I’m becoming more and more fascinated by people who make gardens–that is, in contrast to people like me, who merely grow flowers (and the occasional vegetable where sunlight permits).
I just realized that most of the gardens I’ve visited are private English estate gardens turned public, Hidcote Manor, Arley Hall, Tatton Park or civic gardens such as the instructive Springs Preserve in Las Vegas or the Japanese garden in San Francisco.
Japanese Garden, San Francisco
These are gardens of extraordinary effort: to design, finance, construct, and maintain. As much as I love visiting these gardens, I don’t find lessons I can immediately apply to my garden. (The basic lessons in design are there, of course, but the scale of the gardens is such that it inhibits rather than inspires my creative urges.) I look at grand gardens the same way I do houses in Architectural Digest, admiringly yet outside my purview, beyond the range of possibility. I could never do something like that.

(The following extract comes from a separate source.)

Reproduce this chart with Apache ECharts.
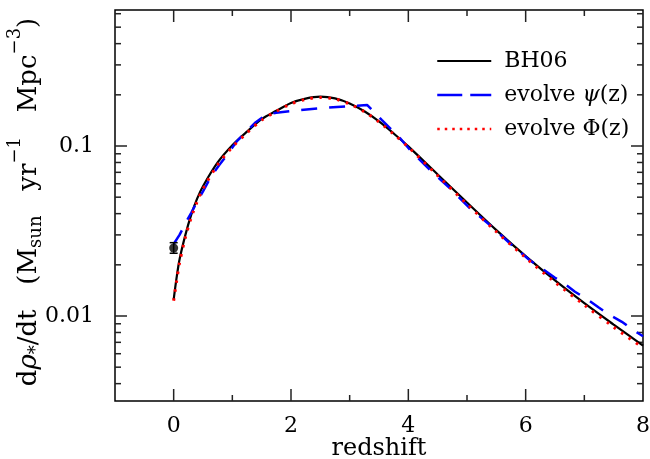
<!DOCTYPE html>
<html>
<head>
<meta charset="utf-8">
<script src="https://cdn.jsdelivr.net/npm/echarts@6/dist/echarts.min.js"></script>
<style>html,body{margin:0;padding:0;background:#fff}#c{width:650px;height:459px}</style>
</head>
<body>
<div id="c"></div>
<script>
// ---- data ----
const zBH06 = [0, 0.05, 0.1, 0.2, 0.3, 0.4, 0.5, 0.75, 1.0, 1.25, 1.5, 1.75, 2.0, 2.25, 2.5, 2.75, 3.0, 3.25, 3.5, 3.75, 4.0, 4.5, 5.0, 5.5, 6.0, 6.5, 7.0, 7.5, 8.0];
const sfrBH06 = [0.0125, 0.0168, 0.0215, 0.0300, 0.0395, 0.0490, 0.0580, 0.0800, 0.1010, 0.1215, 0.1440, 0.1610, 0.1790, 0.1900, 0.1950, 0.1905, 0.1780, 0.1600, 0.1395, 0.1185, 0.0995, 0.0680, 0.0465, 0.0320, 0.0225, 0.0162, 0.0119, 0.0089, 0.0067];

const zPsi = [0, 0.1, 0.2, 0.3, 0.4, 0.5, 0.64, 0.78, 0.93, 1.07, 1.25, 1.4, 1.5, 1.6, 1.75, 2.0, 2.5, 3.0, 3.3, 3.55, 3.86, 4.03, 4.37, 4.71, 5.05, 5.39, 5.73, 6.07, 6.3, 6.5, 6.67, 6.84, 7.07, 7.24, 7.44, 7.64, 7.83, 8.0];
const sfrPsi = [0.0265, 0.0300, 0.0351, 0.0405, 0.0470, 0.0540, 0.0665, 0.0775, 0.0905, 0.1060, 0.1225, 0.1380, 0.1460, 0.1540, 0.1570, 0.1607, 0.1667, 0.1718, 0.1740, 0.1420, 0.1110, 0.0947, 0.0723, 0.0564, 0.0430, 0.0343, 0.0268, 0.0213, 0.0188, 0.0168, 0.0154, 0.0139, 0.0124, 0.01125, 0.0101, 0.00924, 0.00828, 0.0076];

const zPhi = [0, 0.05, 0.1, 0.2, 0.3, 0.4, 0.5, 0.75, 1.0, 1.25, 1.5, 1.75, 2.0, 2.25, 2.5, 2.75, 3.0, 3.25, 3.5, 3.75, 4.0, 4.5, 5.0, 5.5, 6.0, 6.5, 7.0, 7.5, 8.0];
const sfrPhi = [0.0123, 0.0160, 0.0205, 0.0290, 0.0380, 0.0470, 0.0560, 0.0775, 0.0985, 0.1195, 0.1420, 0.1600, 0.1770, 0.1880, 0.1930, 0.1890, 0.1765, 0.1590, 0.1385, 0.1175, 0.0985, 0.0670, 0.0455, 0.0313, 0.0220, 0.0158, 0.0116, 0.0086, 0.0065];

const obsPoint = [0, 0.0251];      // z, value
const obsError = [0.0234, 0.0270]; // low, high

const xMajorTicks = [0, 2, 4, 6];
const xMinorTicks = [1, 3, 5, 7];
const yMajorTicks = [0.01, 0.1];
const yMinorTicks = [0.004, 0.005, 0.006, 0.007, 0.008, 0.009, 0.02, 0.03, 0.04, 0.05, 0.06, 0.07, 0.08, 0.09, 0.2, 0.3, 0.4, 0.5, 0.6];
const xLabels = {0: '0', 2: '2', 4: '4', 6: '6', 8: '8'};
const yLabels = ['0.01', '0.1'];
const seriesNames = ['BH06', 'evolve \u03c8(z)', 'evolve \u03a6(z)'];

const X_MIN = -1, X_MAX = 8;
const Y_MIN = Math.pow(10, -2.5), Y_MAX = Math.pow(10, -0.2);

const FONT = 'DejaVu Serif';
const zip = (a, b) => a.map((v, i) => [v, b[i]]);

// tick marks data: [x, y, length, isY]
const tickData = [];
xMajorTicks.forEach(v => tickData.push([v, Y_MIN, 12, 0]));
xMinorTicks.forEach(v => tickData.push([v, Y_MIN, 6, 0]));
yMajorTicks.forEach(v => tickData.push([X_MIN, v, 12, 1]));
yMinorTicks.forEach(v => tickData.push([X_MIN, v, 6, 1]));

const hideSym = {opacity: 0};

const chart = echarts.init(document.getElementById('c'), null, {renderer: 'canvas'});
chart.setOption({
  animation: false,
  backgroundColor: '#fff',
  grid: {left: 115, right: 7, top: 10, bottom: 58, containLabel: false, outerBoundsMode: 'none',
         show: true, borderColor: '#000', borderWidth: 1.5, backgroundColor: 'transparent'},
  xAxis: {
    type: 'value', min: X_MIN, max: X_MAX, interval: 1,
    axisLine: {show: false}, axisTick: {show: false}, splitLine: {show: false},
    axisLabel: {
      margin: 14, fontSize: 22, fontFamily: FONT, color: '#000',
      formatter: v => (xLabels[v] !== undefined ? xLabels[v] : '')
    },
    name: 'redshift', nameLocation: 'middle', nameGap: 36, nameMoveOverlap: false,
    nameTextStyle: {fontSize: 24, fontFamily: FONT, color: '#000'}
  },
  yAxis: {
    type: 'log', logBase: 10, min: Y_MIN, max: Y_MAX,
    axisLine: {show: false}, axisTick: {show: false}, splitLine: {show: false},
    axisLabel: {
      margin: 21, fontSize: 22, fontFamily: FONT, color: '#000',
      formatter: v => {
        const l = Math.log10(v);
        for (const s of yLabels) { if (Math.abs(l - Math.log10(parseFloat(s))) < 1e-6) return s; }
        return '';
      }
    }
  },
  legend: {
    orient: 'vertical', left: 436, top: 50, padding: 0,
    itemWidth: 54, itemHeight: 2, itemGap: 12,
    textStyle: {fontSize: 22, fontFamily: FONT, color: '#000', lineHeight: 22, padding: [0, 0, 0, 8],
      rich: {it: {fontSize: 22, fontFamily: FONT, fontStyle: 'italic', color: '#000'}}},
    formatter: name => (name === seriesNames[1] ? 'evolve {it|\u03c8}(z)' : name),
    data: [
      {name: seriesNames[0], itemStyle: hideSym, lineStyle: {color: '#000', width: 2.2, type: 'solid'}},
      {name: seriesNames[1], itemStyle: hideSym, lineStyle: {color: '#0000ff', width: 2.5, type: [25, 8]}},
      {name: seriesNames[2], itemStyle: hideSym, lineStyle: {color: '#ff0000', width: 2.5, type: [2.5, 5]}}
    ]
  },
  graphic: [{
    type: 'text', x: 29, y: 202, rotation: Math.PI / 2,
    style: {
      text: 'd{it|\u03c1}{sub|*}/dt   (M{sub|sun}   yr{sup|\u22121}   Mpc{sup|\u22123})',
      fontSize: 26, fontFamily: FONT, fill: '#000', align: 'center', verticalAlign: 'middle',
      rich: {
        it: {fontSize: 26, fontFamily: FONT, fontStyle: 'italic'},
        sub: {fontSize: 18, fontFamily: FONT, padding: [14, 0, 0, 0]},
        sup: {fontSize: 18, fontFamily: FONT, padding: [0, 0, 28, 0]}
      }
    }
  }],
  series: [
    {
      type: 'custom', name: 'ticks', silent: true, z: 1,
      data: tickData,
      renderItem: (params, api) => {
        const len = api.value(2), isY = api.value(3);
        const style = {stroke: '#222', lineWidth: 1.5};
        if (isY) {
          const v = api.value(1);
          const a = api.coord([X_MIN, v]), b = api.coord([X_MAX, v]);
          return {type: 'group', children: [
            {type: 'line', shape: {x1: a[0], y1: a[1], x2: a[0] + len, y2: a[1]}, style},
            {type: 'line', shape: {x1: b[0], y1: b[1], x2: b[0] - len, y2: b[1]}, style}
          ]};
        }
        const v = api.value(0);
        const a = api.coord([v, Y_MIN]), b = api.coord([v, Y_MAX]);
        return {type: 'group', children: [
          {type: 'line', shape: {x1: a[0], y1: a[1], x2: a[0], y2: a[1] - len}, style},
          {type: 'line', shape: {x1: b[0], y1: b[1], x2: b[0], y2: b[1] + len}, style}
        ]};
      }
    },
    {
      type: 'line', name: seriesNames[0], data: zip(zBH06, sfrBH06), symbol: 'none', smooth: 0.3, z: 3,
      lineStyle: {color: '#000', width: 2.2}, itemStyle: {color: '#000'}
    },
    {
      type: 'line', name: seriesNames[1], data: zip(zPsi, sfrPsi), symbol: 'none', smooth: false, z: 4,
      lineStyle: {color: '#0000ff', width: 2.5, type: [16, 12]}, itemStyle: {color: '#0000ff'}
    },
    {
      type: 'line', name: seriesNames[2], data: zip(zPhi, sfrPhi), symbol: 'none', smooth: 0.3, z: 5,
      lineStyle: {color: '#ff0000', width: 3, type: [2.5, 6.5]}, itemStyle: {color: '#ff0000'}
    },
    {
      type: 'custom', name: 'error', silent: true, z: 6,
      data: [[obsPoint[0], obsPoint[1], obsError[0], obsError[1]]],
      renderItem: (params, api) => {
        const lo = api.coord([api.value(0), api.value(2)]);
        const hi = api.coord([api.value(0), api.value(3)]);
        const style = {stroke: '#000', lineWidth: 1.5};
        return {type: 'group', children: [
          {type: 'line', shape: {x1: lo[0], y1: lo[1], x2: hi[0], y2: hi[1]}, style},
          {type: 'line', shape: {x1: lo[0] - 4, y1: lo[1], x2: lo[0] + 4, y2: lo[1]}, style},
          {type: 'line', shape: {x1: hi[0] - 4, y1: hi[1], x2: hi[0] + 4, y2: hi[1]}, style}
        ]};
      }
    },
    {
      type: 'scatter', name: 'obs', data: [obsPoint], symbol: 'circle', symbolSize: 9, z: 7,
      itemStyle: {color: '#000'}
    }
  ]
});
</script>
</body>
</html>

Yesterday I had the chance to visit the gardens of ordinary people. And when I say ordinary I do not mean it as a slight but as a compliment. Tremendous personal effort and vision went into each of the gardens I visited. My point is that these are personal not civic efforts. These private gardens were made by individuals, not teams of hired gardeners, by “plain folks” who transformed their typical city or suburban lots into extraordinary places. And just as encouraging, these gardens were built right here in Central Texas, gardens that suffer the same challenges of climate, drought, flood and scorching summers punctuated by thunderstorms, high winds, and hail as my own.
In short, these gardens excited and inspired me because they teemed with possibility. Maybe I could do something like that.
The tour was sponsored by the Travis County Master Gardeners Association and focused on sustainable gardening. The point we were supposed to take away, I think, is that sustainable gardening does not mean sacrificing pleasing design, beauty, or creativity.
Link’s Garden
Link’s garden is the closest to my own geographically in laid back south Austin. I’m guessing that most people will remember it as the “found objects” garden–an amazing collection of the mundane and the discarded reclaimed as garden art.
What’s a south Austin garden without painted tire planters? The unique touch is the cymbals on rebar sculpture.
What impressed me most was the creative use of space, the amount of garden packed into a tiny lot on a steep hillside. At the top of this narrow winding path, there is a deck with two chairs that look over the garden. The fence to keep you from stumbling over the edge is made from old seatless wooden chairs painted bright colors.
Rusting lawnmower as artistic statement in a garden where all the lawn has been torn out. And if you can’t grow barrel cactus in your climate, what about turbine fans?
Mary and Clark’s Garden
Mary and Clark’s garden astonishes on many levels. First it’s plopped right in the middle of bland suburbia…
…and stands out from its neighbors with an aggressively planted front yard herb and butterfly garden.
Mary and Clark have a completely lawn free yard. The house is topped with solar panels, they harvest rainwater, and have a huge compost pile. Way to go suburbia!
The length of back fence, a short fence providing little privacy with large bushes on the neighbor’s side seems like an impossible place to grow anything interesting. And yet roses bloom in what seems like too much shade and fruit trees line the path.
The garden celebrates edibles, providing food for the family with excess shared with neighbors and donated to charity. In addition to the all-season vegetable garden, Mary grows olive and apple trees and has harvested grapefruit from a tree grown from a seed. None of these trees are typically grown in Austin, which demonstrates that sometimes I need to break the rules and take more chances in my garden.
Walt’s Garden
Inviting entry. The garden is enclosed in the back away from the ravages of deer.
Walt’s garden, Serenity, is a collector’s garden. His plant list numbers over 300 and most of them are shade plants…just the kind of inspiration I need. Although he has lived in the house for over 20 years, building the stonework retaining walls and pathways really began when he retired in 2001. He terraced the entire hillside by hand, mixing concrete in a wheel barrow. He said that he was strongly influenced by Japanese gardens and it shows. Rather than relying on the flashy color of annual flowers for interest, Walt focuses on the textures and shades of green. The variety in Walt’s garden comes from the sheer number of different plants in his vast collection.
Lesson learned: I should stop complaining about my shade and do something with it.
Serene green refuge from an Austin summer.
Jenny and David’s Garden
Taken as a whole, Jenny and David’s garden borders outside the range of my potential. I can’t imagine a huge walled garden on my lot no matter how much I’d love to have one. However, if I could have any garden in the world, this is probably the garden I would want. It is the perfect blend of my mother’s New Mexican adobe house dreams and AJM’s mother’s English cottage garden. And it feels familiar because I love and I grow many of the same plants.
Because Jenny and David’s garden is divided into smaller rooms, it never overwhelms or seems inaccessible. Each room has such a friendly atmosphere that I can imagine just sitting and being almost anywhere here.
I took AJM to see the paving stone courtyard…David poured the concrete pavers himself. “See. We could do something like that.” I nudge AJM, encouragingly. “Couldn’t we?”